Work required
Can you write out every line from the start of the records below through the line containing "from matplotlib.ticker import", leaving out any pictures?

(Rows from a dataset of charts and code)
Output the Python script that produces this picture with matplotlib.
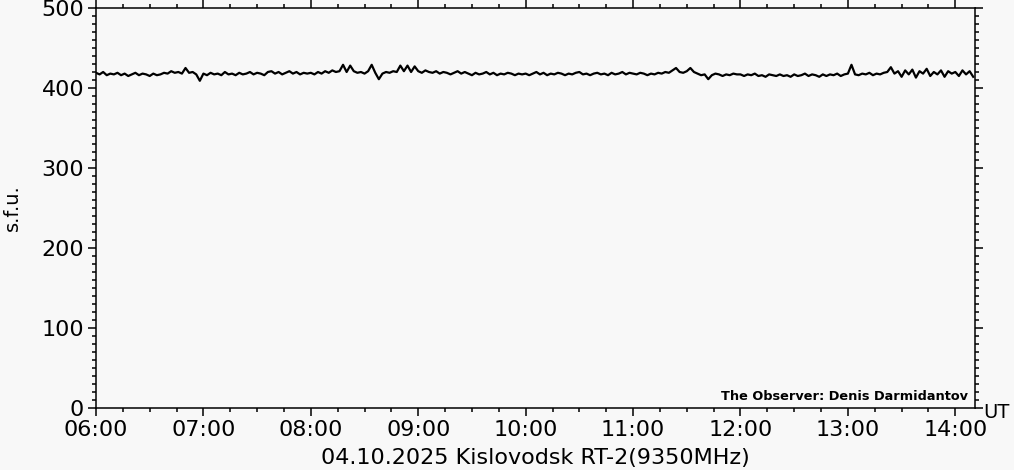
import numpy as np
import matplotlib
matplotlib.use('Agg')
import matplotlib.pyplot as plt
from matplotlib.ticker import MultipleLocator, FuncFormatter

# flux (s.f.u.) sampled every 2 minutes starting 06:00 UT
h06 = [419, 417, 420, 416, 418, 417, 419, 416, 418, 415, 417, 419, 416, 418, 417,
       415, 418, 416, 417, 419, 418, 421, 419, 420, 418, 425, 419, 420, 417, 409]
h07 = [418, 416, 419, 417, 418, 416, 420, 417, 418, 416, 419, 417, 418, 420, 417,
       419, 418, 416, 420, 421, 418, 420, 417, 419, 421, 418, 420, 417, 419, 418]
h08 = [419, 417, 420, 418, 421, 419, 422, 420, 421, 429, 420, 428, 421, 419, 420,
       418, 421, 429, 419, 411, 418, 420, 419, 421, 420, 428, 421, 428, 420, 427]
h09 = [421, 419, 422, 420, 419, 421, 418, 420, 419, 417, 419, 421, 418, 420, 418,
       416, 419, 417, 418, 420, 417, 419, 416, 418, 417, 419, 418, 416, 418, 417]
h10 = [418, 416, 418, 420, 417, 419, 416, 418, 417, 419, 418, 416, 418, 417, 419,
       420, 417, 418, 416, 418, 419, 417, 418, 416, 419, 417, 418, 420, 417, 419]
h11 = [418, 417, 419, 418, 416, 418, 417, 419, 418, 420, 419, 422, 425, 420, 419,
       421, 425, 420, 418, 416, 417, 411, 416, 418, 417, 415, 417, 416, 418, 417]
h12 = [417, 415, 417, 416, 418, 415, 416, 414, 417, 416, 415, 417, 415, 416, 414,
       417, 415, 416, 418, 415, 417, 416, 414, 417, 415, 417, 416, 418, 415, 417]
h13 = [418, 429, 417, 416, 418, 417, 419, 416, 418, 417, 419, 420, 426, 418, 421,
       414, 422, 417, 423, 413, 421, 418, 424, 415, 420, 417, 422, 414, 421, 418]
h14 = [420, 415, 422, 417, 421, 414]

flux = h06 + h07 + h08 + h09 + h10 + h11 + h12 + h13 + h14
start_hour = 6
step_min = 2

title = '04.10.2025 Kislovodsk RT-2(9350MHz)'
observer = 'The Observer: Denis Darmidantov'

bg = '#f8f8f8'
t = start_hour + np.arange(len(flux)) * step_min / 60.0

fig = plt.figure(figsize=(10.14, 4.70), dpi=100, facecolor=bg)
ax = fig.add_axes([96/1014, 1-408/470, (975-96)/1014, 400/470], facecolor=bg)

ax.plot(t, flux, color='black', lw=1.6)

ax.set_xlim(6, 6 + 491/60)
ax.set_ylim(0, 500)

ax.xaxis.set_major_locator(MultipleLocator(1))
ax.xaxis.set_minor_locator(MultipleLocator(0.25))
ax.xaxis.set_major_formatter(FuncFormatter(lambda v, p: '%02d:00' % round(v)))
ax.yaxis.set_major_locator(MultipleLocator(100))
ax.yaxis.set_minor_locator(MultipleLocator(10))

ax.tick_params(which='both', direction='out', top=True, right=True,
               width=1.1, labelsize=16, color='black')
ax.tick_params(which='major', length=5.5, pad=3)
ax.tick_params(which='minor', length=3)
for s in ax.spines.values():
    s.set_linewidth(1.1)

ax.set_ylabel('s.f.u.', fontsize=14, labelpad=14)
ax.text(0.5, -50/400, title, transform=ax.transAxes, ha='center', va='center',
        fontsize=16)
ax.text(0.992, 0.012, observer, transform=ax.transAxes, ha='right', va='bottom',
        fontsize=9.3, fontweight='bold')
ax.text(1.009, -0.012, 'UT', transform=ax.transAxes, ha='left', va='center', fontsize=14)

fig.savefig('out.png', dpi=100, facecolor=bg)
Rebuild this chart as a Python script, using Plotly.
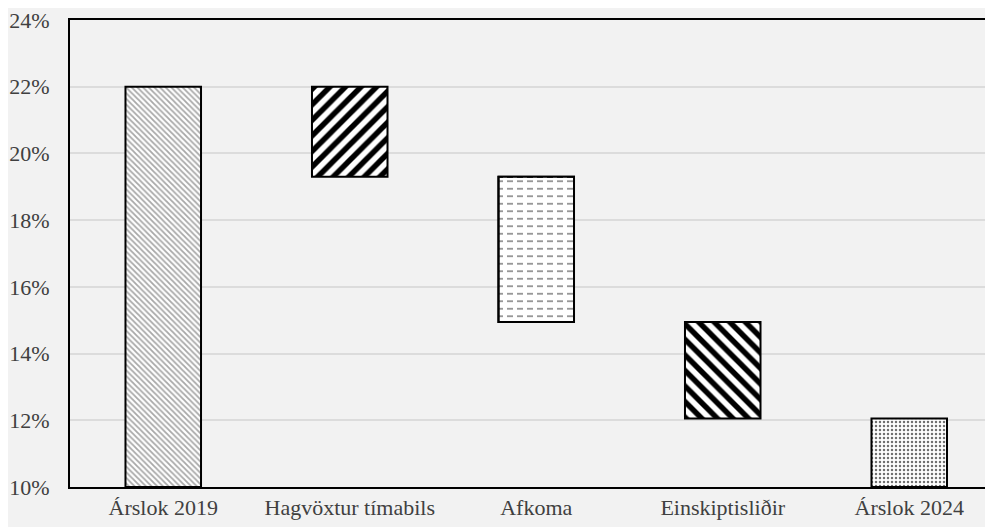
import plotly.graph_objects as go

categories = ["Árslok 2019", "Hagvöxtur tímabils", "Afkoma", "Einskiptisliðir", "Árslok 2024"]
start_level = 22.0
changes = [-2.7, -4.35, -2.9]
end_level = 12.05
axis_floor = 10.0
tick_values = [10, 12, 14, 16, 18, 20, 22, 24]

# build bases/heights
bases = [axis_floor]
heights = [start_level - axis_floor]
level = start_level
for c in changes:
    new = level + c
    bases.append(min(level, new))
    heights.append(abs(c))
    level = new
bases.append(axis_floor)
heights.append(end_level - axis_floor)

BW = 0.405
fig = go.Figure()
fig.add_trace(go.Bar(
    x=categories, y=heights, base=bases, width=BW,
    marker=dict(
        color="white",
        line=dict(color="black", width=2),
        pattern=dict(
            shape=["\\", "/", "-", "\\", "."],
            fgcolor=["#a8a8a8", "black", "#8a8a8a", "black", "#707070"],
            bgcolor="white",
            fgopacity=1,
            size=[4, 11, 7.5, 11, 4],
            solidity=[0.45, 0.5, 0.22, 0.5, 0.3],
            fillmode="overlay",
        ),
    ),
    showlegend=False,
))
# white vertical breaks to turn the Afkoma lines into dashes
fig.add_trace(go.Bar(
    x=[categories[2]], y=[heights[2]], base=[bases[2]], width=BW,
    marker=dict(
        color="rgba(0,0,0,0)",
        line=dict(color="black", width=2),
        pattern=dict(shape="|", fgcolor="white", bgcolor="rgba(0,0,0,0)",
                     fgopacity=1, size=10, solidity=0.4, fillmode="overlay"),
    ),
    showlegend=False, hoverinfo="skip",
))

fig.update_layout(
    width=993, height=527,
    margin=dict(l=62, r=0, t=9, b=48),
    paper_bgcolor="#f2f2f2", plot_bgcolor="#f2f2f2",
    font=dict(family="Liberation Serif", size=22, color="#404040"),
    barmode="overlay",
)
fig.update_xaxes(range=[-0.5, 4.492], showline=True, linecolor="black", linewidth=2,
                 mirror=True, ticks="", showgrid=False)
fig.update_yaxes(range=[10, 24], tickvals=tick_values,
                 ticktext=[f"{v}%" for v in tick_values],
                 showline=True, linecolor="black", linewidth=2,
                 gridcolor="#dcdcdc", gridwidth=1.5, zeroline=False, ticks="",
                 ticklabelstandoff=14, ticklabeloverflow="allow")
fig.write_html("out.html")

Final result
Output the Python script that produces this picture with matplotlib.
import numpy as np
import matplotlib
matplotlib.use('Agg')
import matplotlib.pyplot as plt
from matplotlib.ticker import MultipleLocator, FuncFormatter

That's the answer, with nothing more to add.